The skill inspects platform-agnostic patterns and maps them to provider-specific services (EC2/VMs/Compute Engine, S3/Blob/Cloud Storage, EKS/AKS/GKE, Lambda/Functions/Cloud Functions). It highlights identity and access management, networking configuration, troubleshooting steps, and recovery procedures for compromised credentials. Quick CLI commands and a debug checklist help validate identity, region, permissions, and audit logs.

When to use it

  • Designing multi-cloud or single-cloud infrastructure blueprints
  • Implementing CI/CD pipelines and automated deployments
  • Securing accounts, roles, and network boundaries before production launch
  • Optimizing cloud spend and performing FinOps reviews
  • Recovering from compromised credentials or access incidents

Best practices

  • Use provider-managed services where appropriate to reduce operational overhead
  • Enforce least-privilege IAM policies and centralize audit logs with CloudTrail/Equivalents
  • Define network boundaries with VPCs/subnets and explicit security group rules
  • Automate deployments and configuration with CI/CD and infrastructure-as-code
  • Establish cost controls: budgets, alerts, and tagging for chargeback and FinOps

Example use cases

  • Create a landing zone with organization-level controls and centralized logging
  • Migrate workloads to managed Kubernetes (EKS/AKS/GKE) with automated rollout pipelines
  • Build serverless backends for event-driven workloads using Lambda/Functions
  • Perform a security incident response: disable keys, review audit logs, rotate credentials
  • Run a cost optimization audit to identify idle instances and oversized resources

FAQ

Which CLI commands are critical for initial troubleshooting?
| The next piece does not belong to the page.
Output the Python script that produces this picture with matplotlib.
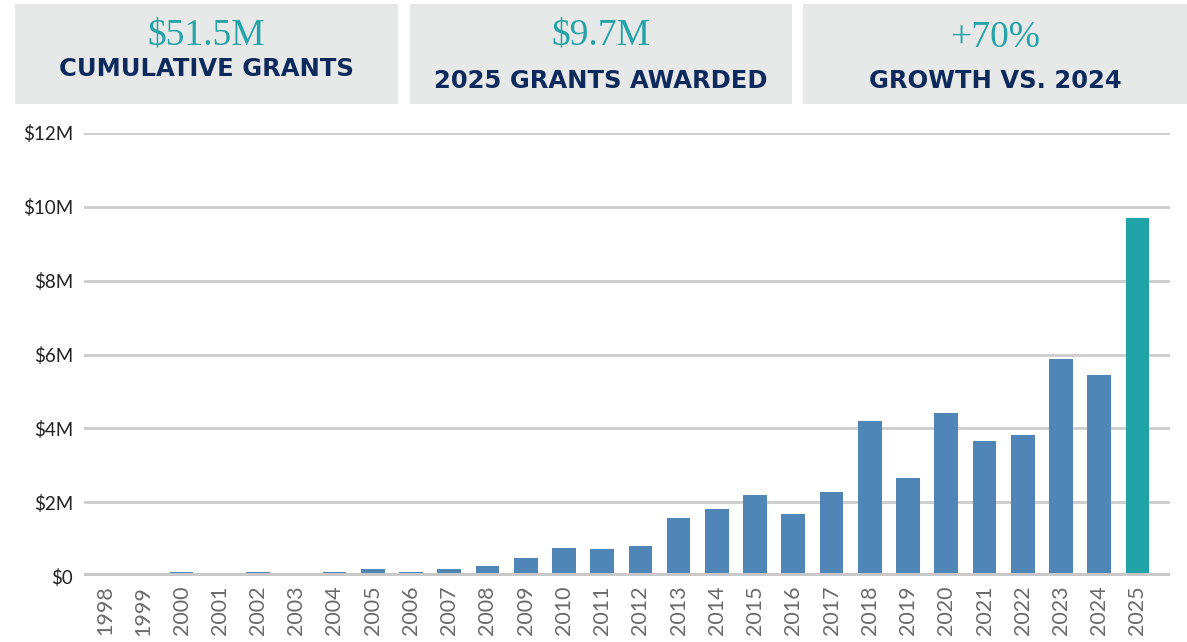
import matplotlib.pyplot as plt
from matplotlib.patches import Rectangle
from matplotlib.ticker import FuncFormatter

years = [str(y) for y in range(1998, 2026)]
grants_m = [0.0, 0.0, 0.1, 0.0, 0.1, 0.0, 0.1, 0.2, 0.11, 0.19, 0.27,
            0.48, 0.75, 0.72, 0.8, 1.57, 1.81, 2.2, 1.67, 2.28, 4.19,
            2.65, 4.41, 3.67, 3.81, 5.89, 5.44, 9.7]
bar_colors = ["#5085b8"] * 27 + ["#21a3a8"]

kpi_values = ["$51.5M", "$9.7M", "+70%"]
kpi_labels = ["CUMULATIVE GRANTS", "2025 GRANTS AWARDED", "GROWTH VS. 2024"]

W, H = 1187, 642
fig = plt.figure(figsize=(W / 100, H / 100), dpi=100)

# KPI panels across the top
panels = [(15, 398), (410, 792), (803, 1187)]
value_y = [35, 35, 38]
label_y = [69, 81, 81]
for (x0, x1), val, lab, vy, ly in zip(panels, kpi_values, kpi_labels, value_y, label_y):
    fig.patches.append(Rectangle((x0 / W, 1 - 104 / H), (x1 - x0) / W, 100 / H,
                                 transform=fig.transFigure, facecolor="#e7e9e9",
                                 edgecolor="none", zorder=0))
    cx = (x0 + x1) / 2 / W
    fig.text(cx, 1 - vy / H, val, ha="center", va="center", color="#25a4a8",
             fontsize=27, family="Liberation Serif")
    fig.text(cx, 1 - ly / H, lab, ha="center", va="center", color="#0e2a5c",
             fontsize=17.5, fontweight="bold", family="DejaVu Sans")

ax = fig.add_axes([84 / W, 1 - 576 / H, (1170 - 84) / W, (576 - 133) / H])
x = list(range(len(years)))
ax.bar(x, grants_m, width=0.62, color=bar_colors, zorder=3)

ax.set_ylim(0, 12)
ax.set_xlim(-0.55, 27.85)
ax.set_yticks([0, 2, 4, 6, 8, 10, 12])
ax.yaxis.set_major_formatter(FuncFormatter(lambda v, p: f"${v:.0f}M" if v else "$0"))
ax.grid(axis="y", color="#cccccc", linewidth=2, zorder=0)
ax.axhline(0, color="#c8c8c8", linewidth=4.3, zorder=4)
ax.set_xticks(x)
ax.set_xticklabels(years, rotation=90, color="#6b6b6b", fontsize=15.5, family="Lato")
for lbl in ax.get_yticklabels():
    lbl.set_family("Lato")
    lbl.set_fontsize(13.5)
    lbl.set_color("#222222")
ax.tick_params(axis="both", length=0)
ax.tick_params(axis="y", pad=8)
ax.tick_params(axis="x", pad=7)
for s in ax.spines.values():
    s.set_visible(False)

fig.savefig("out.png", dpi=100)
Use provider CLIs to validate identity and resources: aws sts get-caller-identity, az login / az account list, gcloud auth login; then list compute and cluster resources.

What steps to take if an access key is compromised?

Immediately disable the key, review CloudTrail or provider audit logs for scope of use, rotate credentials, and update any automation that depended on the key.